_Written exercise_:
Up to and including the line with "p.ygrid.visible = False", reproduce the listing below exactly, beginning at its first line.

_Provided data_:

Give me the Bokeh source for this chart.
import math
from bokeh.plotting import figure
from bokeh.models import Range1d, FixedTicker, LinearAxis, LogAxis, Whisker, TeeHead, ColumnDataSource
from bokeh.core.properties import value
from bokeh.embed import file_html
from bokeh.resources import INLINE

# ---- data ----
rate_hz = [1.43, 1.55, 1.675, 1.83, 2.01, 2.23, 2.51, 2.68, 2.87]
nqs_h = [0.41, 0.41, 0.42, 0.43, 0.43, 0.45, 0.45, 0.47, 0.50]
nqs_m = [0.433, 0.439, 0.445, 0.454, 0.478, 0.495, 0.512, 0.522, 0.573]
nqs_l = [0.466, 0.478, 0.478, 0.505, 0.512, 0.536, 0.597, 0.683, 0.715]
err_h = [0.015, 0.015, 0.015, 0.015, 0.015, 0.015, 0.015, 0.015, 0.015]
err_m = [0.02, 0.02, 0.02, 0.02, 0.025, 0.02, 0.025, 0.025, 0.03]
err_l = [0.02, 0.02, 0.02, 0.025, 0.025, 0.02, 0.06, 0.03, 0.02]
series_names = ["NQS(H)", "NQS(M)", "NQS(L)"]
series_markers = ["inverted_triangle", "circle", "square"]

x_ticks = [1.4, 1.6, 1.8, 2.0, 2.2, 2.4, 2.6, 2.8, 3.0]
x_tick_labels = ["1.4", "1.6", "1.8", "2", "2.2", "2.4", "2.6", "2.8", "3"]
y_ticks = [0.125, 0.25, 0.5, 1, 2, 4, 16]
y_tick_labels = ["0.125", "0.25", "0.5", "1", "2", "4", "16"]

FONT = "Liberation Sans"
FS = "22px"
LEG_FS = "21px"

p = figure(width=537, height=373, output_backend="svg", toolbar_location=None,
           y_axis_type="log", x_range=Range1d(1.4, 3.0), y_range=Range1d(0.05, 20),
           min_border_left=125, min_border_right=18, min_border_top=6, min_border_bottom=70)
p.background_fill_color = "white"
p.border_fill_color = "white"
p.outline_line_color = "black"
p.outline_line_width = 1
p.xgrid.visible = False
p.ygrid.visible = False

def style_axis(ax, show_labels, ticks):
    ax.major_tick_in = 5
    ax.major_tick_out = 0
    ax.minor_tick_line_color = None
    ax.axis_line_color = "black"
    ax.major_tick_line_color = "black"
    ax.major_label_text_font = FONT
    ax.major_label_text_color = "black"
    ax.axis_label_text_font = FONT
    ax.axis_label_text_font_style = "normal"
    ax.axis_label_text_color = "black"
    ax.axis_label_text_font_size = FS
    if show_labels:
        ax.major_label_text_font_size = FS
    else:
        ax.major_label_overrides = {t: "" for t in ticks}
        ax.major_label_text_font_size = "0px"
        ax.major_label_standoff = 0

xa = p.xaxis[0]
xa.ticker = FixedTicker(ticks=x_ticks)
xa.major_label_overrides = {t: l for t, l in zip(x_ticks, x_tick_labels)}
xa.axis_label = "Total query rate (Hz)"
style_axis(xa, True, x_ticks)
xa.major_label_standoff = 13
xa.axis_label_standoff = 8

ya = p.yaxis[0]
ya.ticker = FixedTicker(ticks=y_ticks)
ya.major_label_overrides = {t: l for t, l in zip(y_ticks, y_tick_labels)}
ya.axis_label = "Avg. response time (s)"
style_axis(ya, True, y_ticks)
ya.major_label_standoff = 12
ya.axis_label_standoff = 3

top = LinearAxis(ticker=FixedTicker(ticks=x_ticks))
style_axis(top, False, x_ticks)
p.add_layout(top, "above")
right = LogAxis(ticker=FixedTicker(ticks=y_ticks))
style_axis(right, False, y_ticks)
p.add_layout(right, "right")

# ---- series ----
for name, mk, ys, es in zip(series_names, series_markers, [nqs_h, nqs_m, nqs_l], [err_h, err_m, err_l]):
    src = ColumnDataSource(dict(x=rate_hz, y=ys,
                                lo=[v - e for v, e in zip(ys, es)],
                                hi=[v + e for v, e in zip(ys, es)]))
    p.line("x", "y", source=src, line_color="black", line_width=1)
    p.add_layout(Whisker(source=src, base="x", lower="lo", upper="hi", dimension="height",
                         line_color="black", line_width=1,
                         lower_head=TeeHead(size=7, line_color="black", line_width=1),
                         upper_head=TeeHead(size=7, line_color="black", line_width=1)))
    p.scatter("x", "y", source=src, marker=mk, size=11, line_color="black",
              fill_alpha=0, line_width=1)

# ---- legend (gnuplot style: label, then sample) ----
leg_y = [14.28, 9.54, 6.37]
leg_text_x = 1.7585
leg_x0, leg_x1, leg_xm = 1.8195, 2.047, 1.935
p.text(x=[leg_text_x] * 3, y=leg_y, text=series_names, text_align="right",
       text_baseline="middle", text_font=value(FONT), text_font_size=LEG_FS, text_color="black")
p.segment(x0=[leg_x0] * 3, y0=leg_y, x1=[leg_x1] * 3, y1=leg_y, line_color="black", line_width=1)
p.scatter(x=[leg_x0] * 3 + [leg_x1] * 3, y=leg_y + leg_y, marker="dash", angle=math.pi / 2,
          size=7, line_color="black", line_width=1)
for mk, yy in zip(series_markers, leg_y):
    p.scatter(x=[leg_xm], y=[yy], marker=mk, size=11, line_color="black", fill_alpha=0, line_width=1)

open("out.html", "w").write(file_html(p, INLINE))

_Full response_:
Give me the Bokeh source for this chart.
import math
from bokeh.plotting import figure
from bokeh.models import Range1d, FixedTicker, LinearAxis, LogAxis, Whisker, TeeHead, ColumnDataSource
from bokeh.core.properties import value
from bokeh.embed import file_html
from bokeh.resources import INLINE

# ---- data ----
rate_hz = [1.43, 1.55, 1.675, 1.83, 2.01, 2.23, 2.51, 2.68, 2.87]
nqs_h = [0.41, 0.41, 0.42, 0.43, 0.43, 0.45, 0.45, 0.47, 0.50]
nqs_m = [0.433, 0.439, 0.445, 0.454, 0.478, 0.495, 0.512, 0.522, 0.573]
nqs_l = [0.466, 0.478, 0.478, 0.505, 0.512, 0.536, 0.597, 0.683, 0.715]
err_h = [0.015, 0.015, 0.015, 0.015, 0.015, 0.015, 0.015, 0.015, 0.015]
err_m = [0.02, 0.02, 0.02, 0.02, 0.025, 0.02, 0.025, 0.025, 0.03]
err_l = [0.02, 0.02, 0.02, 0.025, 0.025, 0.02, 0.06, 0.03, 0.02]
series_names = ["NQS(H)", "NQS(M)", "NQS(L)"]
series_markers = ["inverted_triangle", "circle", "square"]

x_ticks = [1.4, 1.6, 1.8, 2.0, 2.2, 2.4, 2.6, 2.8, 3.0]
x_tick_labels = ["1.4", "1.6", "1.8", "2", "2.2", "2.4", "2.6", "2.8", "3"]
y_ticks = [0.125, 0.25, 0.5, 1, 2, 4, 16]
y_tick_labels = ["0.125", "0.25", "0.5", "1", "2", "4", "16"]

FONT = "Liberation Sans"
FS = "22px"
LEG_FS = "21px"

p = figure(width=537, height=373, output_backend="svg", toolbar_location=None,
           y_axis_type="log", x_range=Range1d(1.4, 3.0), y_range=Range1d(0.05, 20),
           min_border_left=125, min_border_right=18, min_border_top=6, min_border_bottom=70)
p.background_fill_color = "white"
p.border_fill_color = "white"
p.outline_line_color = "black"
p.outline_line_width = 1
p.xgrid.visible = False
p.ygrid.visible = False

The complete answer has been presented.